Why we use Phosphorus in our fire-resistant coatings

Elizabeth Henderson
Product Development Manager
ITAC Ltd

Phosphorus plays a dual rôle in the context of fire – it is used in matches, and at Itac we incorporate it in our fire-resistant coatings. The element was first isolated from animal urine, and this gives us a clue as to its ubiquity. Phosphorus is a key component of all living organisms, found in nucleic acids and playing a major part in cell biochemistry. The element itself is comparable to its neighbours in the periodic table, carbon and sulphur, in that it exists in more than one crystal form. White phosphorous is a tetrahedron of atoms in either a body-centred cubic (α-form) or triclinic (β-form) array. Both these forms will gradually decompose to amorphous red phosphorus with time. White phosphorus is very reactive and must be stored in water to prevent it bursting into flame

Itac’s inclusion of organic phosphate esters in fire-resistant coatings is effective because at high temperatures the organic part of the material burns away and when the residual phosphorus is further heated it will form a polymeric form of phosphoric acid. This acid causes a char layer, which shields the remaining material from oxygen, in that way preventing the formation of flammable gases.  Organic phosphate esters are liquid – this means they are readily incorporated in our mixes and compatible with the organic solvents we use.  They have the advantage of being halogen-free, so no volatile acids are formed as by-products in a fire.

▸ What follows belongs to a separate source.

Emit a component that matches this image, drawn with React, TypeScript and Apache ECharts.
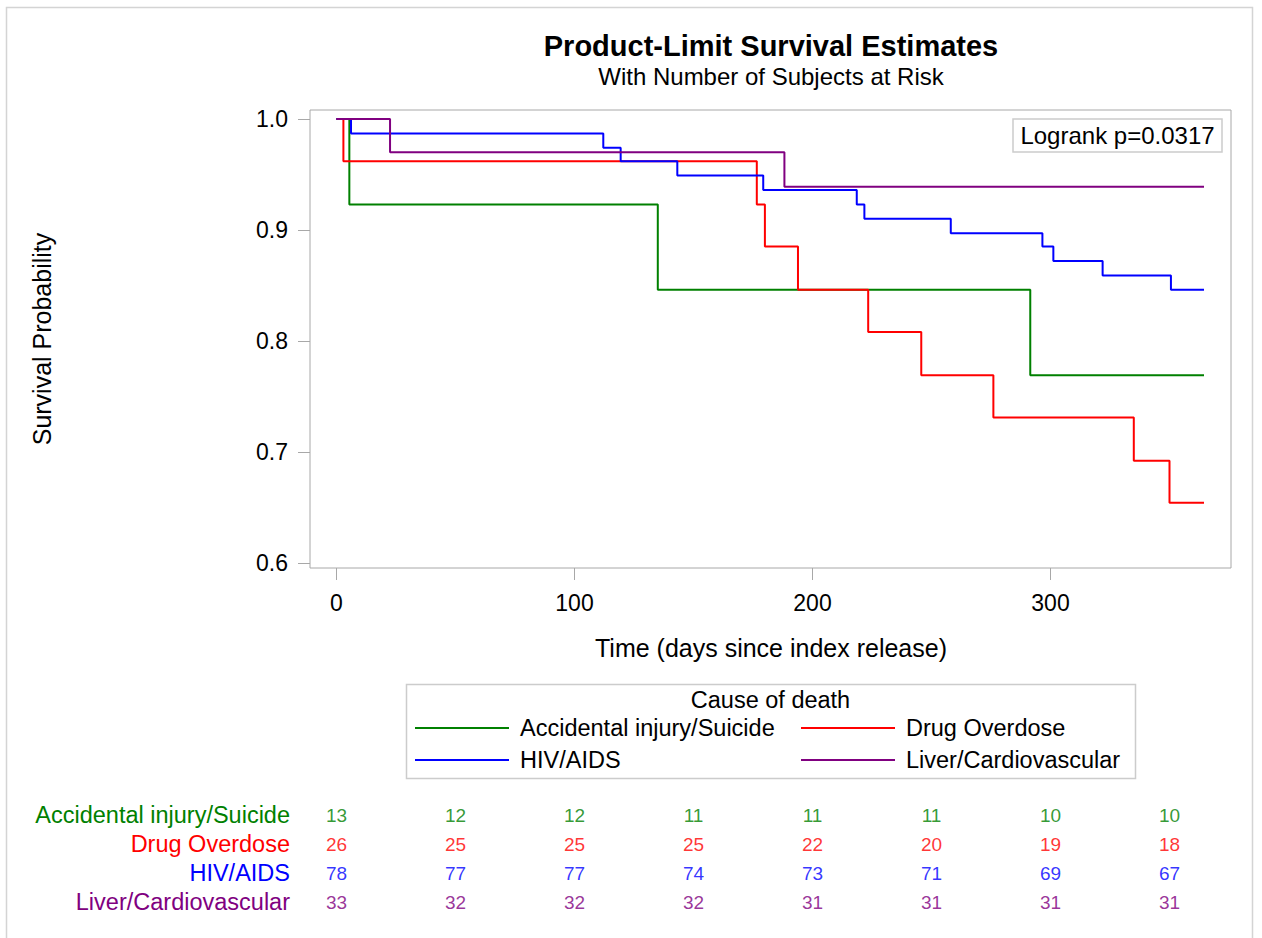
import React, { useEffect, useRef } from 'react';
import * as echarts from 'echarts';

const groupNames = ['Accidental injury/Suicide', 'Drug Overdose', 'HIV/AIDS', 'Liver/Cardiovascular'];
const groupColors = ['#008000', '#ff0000', '#0000ff', '#800080'];

const accidentalTimes = [0, 5.4, 135.0, 291.5, 364.5];
const accidentalSurv = [1.0, 0.923, 0.846, 0.769, 0.769];
const drugTimes = [0, 2.9, 176.6, 180.0, 193.9, 223.4, 245.7, 276.0, 335.0, 350.0, 364.5];
const drugSurv = [1.0, 0.962, 0.923, 0.885, 0.846, 0.808, 0.769, 0.731, 0.692, 0.654, 0.654];
const hivTimes = [0, 6.1, 112.1, 119.4, 143.2, 179.3, 218.6, 221.8, 258.1, 296.6, 301.2, 321.9, 350.6, 364.5];
const hivSurv = [1.0, 0.987, 0.974, 0.962, 0.949, 0.936, 0.923, 0.91, 0.897, 0.885, 0.872, 0.859, 0.846, 0.846];
const liverTimes = [0, 22.5, 188.2, 364.5];
const liverSurv = [1.0, 0.97, 0.939, 0.939];

const xTicks = [0, 100, 200, 300];
const yTicks = [0.6, 0.7, 0.8, 0.9, 1.0];

const riskTimes = [0, 50, 100, 150, 200, 250, 300, 350];
const accidentalRisk = [13, 12, 12, 11, 11, 11, 10, 10];
const drugRisk = [26, 25, 25, 25, 22, 20, 19, 18];
const hivRisk = [78, 77, 77, 74, 73, 71, 69, 67];
const liverRisk = [33, 32, 32, 32, 31, 31, 31, 31];

const titleText = 'Product-Limit Survival Estimates';
const subtitleText = 'With Number of Subjects at Risk';
const xTitle = 'Time (days since index release)';
const yTitle = 'Survival Probability';
const legendTitle = 'Cause of death';
const logrankText = 'Logrank p=0.0317';

const FF = "'Liberation Sans', Arial, sans-serif";

const curves = [
  [accidentalTimes, accidentalSurv],
  [drugTimes, drugSurv],
  [hivTimes, hivSurv],
  [liverTimes, liverSurv],
];
const risks = [accidentalRisk, drugRisk, hivRisk, liverRisk];

const X_MIN = -11.13;
const X_MAX = 375.84;
const Y_MIN = 0.5953;
const Y_MAX = 1.0081;

function txt(text: string, x: number, y: number, size: number, opts: any = {}) {
  return {
    type: 'text',
    x,
    y,
    rotation: opts.rotation || 0,
    silent: true,
    style: {
      text,
      fontFamily: FF,
      fontSize: size,
      fontWeight: opts.bold ? 'bold' : 'normal',
      fill: opts.color || '#000',
      textAlign: opts.align || 'center',
      textVerticalAlign: 'middle',
      align: opts.align || 'center',
      verticalAlign: 'middle',
    },
  };
}

export default function App() {
  const ref = useRef<HTMLDivElement>(null);
  useEffect(() => {
    if (!ref.current) return;
    const chart = echarts.init(ref.current, null, { renderer: 'svg' });
    const lineSeries = groupNames.map((name, i) => ({
      type: 'line',
      name,
      xAxisIndex: 0,
      yAxisIndex: 0,
      step: 'end',
      symbol: 'none',
      showSymbol: false,
      silent: true,
      data: curves[i][0].map((t, j) => [t, curves[i][1][j]]),
      lineStyle: { color: groupColors[i], width: 2 },
      itemStyle: { color: groupColors[i] },
      z: 5,
    }));
    const riskSeries = groupNames.map((name, i) => ({
      type: 'scatter',
      name: 'risk-' + name,
      xAxisIndex: 1,
      yAxisIndex: 1,
      symbolSize: 1,
      silent: true,
      itemStyle: { color: 'transparent' },
      data: riskTimes.map((t, j) => [t, name, risks[i][j]]),
      label: {
        show: true,
        position: 'inside',
        formatter: (p: any) => String(p.value[2]),
        color: groupColors[i],
        fontFamily: FF,
        fontSize: 19,
      },
    }));
    const option: any = {
      animation: false,
      backgroundColor: '#fff',
      grid: [
        {
          left: 310, top: 110, width: 921, height: 458,
          show: true, borderColor: '#a8a8a8', borderWidth: 1, backgroundColor: 'transparent',
          containLabel: false, outerBoundsMode: 'none',
        },
        {
          left: 310, top: 800.5, width: 921, height: 116,
          show: false, containLabel: false, outerBoundsMode: 'none',
        },
      ],
      xAxis: [
        {
          type: 'value', gridIndex: 0, min: X_MIN, max: X_MAX, position: 'bottom',
          axisLine: { show: false, onZero: false },
          splitLine: { show: false },
          axisTick: { show: true, length: 12, customValues: xTicks, lineStyle: { color: '#a8a8a8', width: 1 } },
          axisLabel: {
            customValues: xTicks, margin: 23, color: '#000', fontFamily: FF, fontSize: 23,
          },
        },
        { type: 'value', gridIndex: 1, min: X_MIN, max: X_MAX, show: false },
      ],
      yAxis: [
        {
          type: 'value', gridIndex: 0, min: Y_MIN, max: Y_MAX, position: 'left',
          axisLine: { show: false, onZero: false },
          splitLine: { show: false },
          axisTick: { show: true, length: 12, customValues: yTicks, lineStyle: { color: '#a8a8a8', width: 1 } },
          axisLabel: {
            customValues: yTicks, margin: 22, color: '#000', fontFamily: FF, fontSize: 23,
            formatter: (v: number) => v.toFixed(1),
          },
        },
        {
          type: 'category', gridIndex: 1, data: groupNames, inverse: true, position: 'left',
          axisLine: { show: false, onZero: false }, axisTick: { show: false }, splitLine: { show: false },
          axisLabel: {
            interval: 0, margin: 20, fontFamily: FF, fontSize: 23.5,
            color: (v: string) => groupColors[groupNames.indexOf(v)],
          },
        },
      ],
      legend: {
        data: groupNames,
        left: 415, top: 716, width: 770, orient: 'horizontal',
        icon: 'rect',
        itemWidth: 94, itemHeight: 2, itemGap: 8, padding: 0,
        selectedMode: false,
        textStyle: {
          fontFamily: FF, fontSize: 23.5, color: '#000', width: 273, lineHeight: 24,
          padding: [0, 0, 0, 6], overflow: 'none',
        },
      },
      graphic: [
        { type: 'rect', silent: true, shape: { x: 6.5, y: 7.5, width: 1246, height: 1000 }, style: { fill: 'none', stroke: '#d4d4d4', lineWidth: 1.5 } },
        txt(titleText, 771, 46, 29, { bold: true }),
        txt(subtitleText, 771, 76, 24),
        txt(yTitle, 42, 339, 25, { rotation: Math.PI / 2 }),
        txt(xTitle, 771, 648, 25),
        { type: 'rect', silent: true, shape: { x: 1013, y: 119, width: 209, height: 33 }, style: { fill: '#fff', stroke: '#cccccc', lineWidth: 1.5 }, z: 10 },
        { ...txt(logrankText, 1117.5, 135.5, 24), z: 11 },
        { type: 'rect', silent: true, shape: { x: 406.5, y: 684.5, width: 729, height: 94 }, style: { fill: 'none', stroke: '#cccccc', lineWidth: 1.5 } },
        txt(legendTitle, 770.5, 700, 23.5),
      ],
      series: [...lineSeries, ...riskSeries],
    };
    chart.setOption(option);
    return () => chart.dispose();
  }, []);
  return <div ref={ref} style={{ position: 'absolute', left: 0, top: 0, width: 1262, height: 938 }} />;
}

 The only source of phosphorus for the modern chemical industry is phosphate rock, and large deposits of phosphate from igneous rock are found in Canada, Russia, and South Africa. ‘Coprolites’ discovered in 1842 in Suffolk were formerly mined for use in fertiliser due to their high phosphate content. They are fossilised animal dung and for some time they were a major raw material for fertilisers but their use diminished towards the end of the 19^th century.

In addition to the uses we make of phosphorus at Itac and their application in fertilisers, its compounds are very effective surfactants. Phosphate end-groups on polymer chains allow a molecule to have an affinity for both hydrocarbons and polar surfaces, allowing their use as wetting agents for materials such as pigments. Phosphorus is also an important component of phosphor bronze – an alloy of copper, tin and phosphorus which has excellent mechanical and workability properties.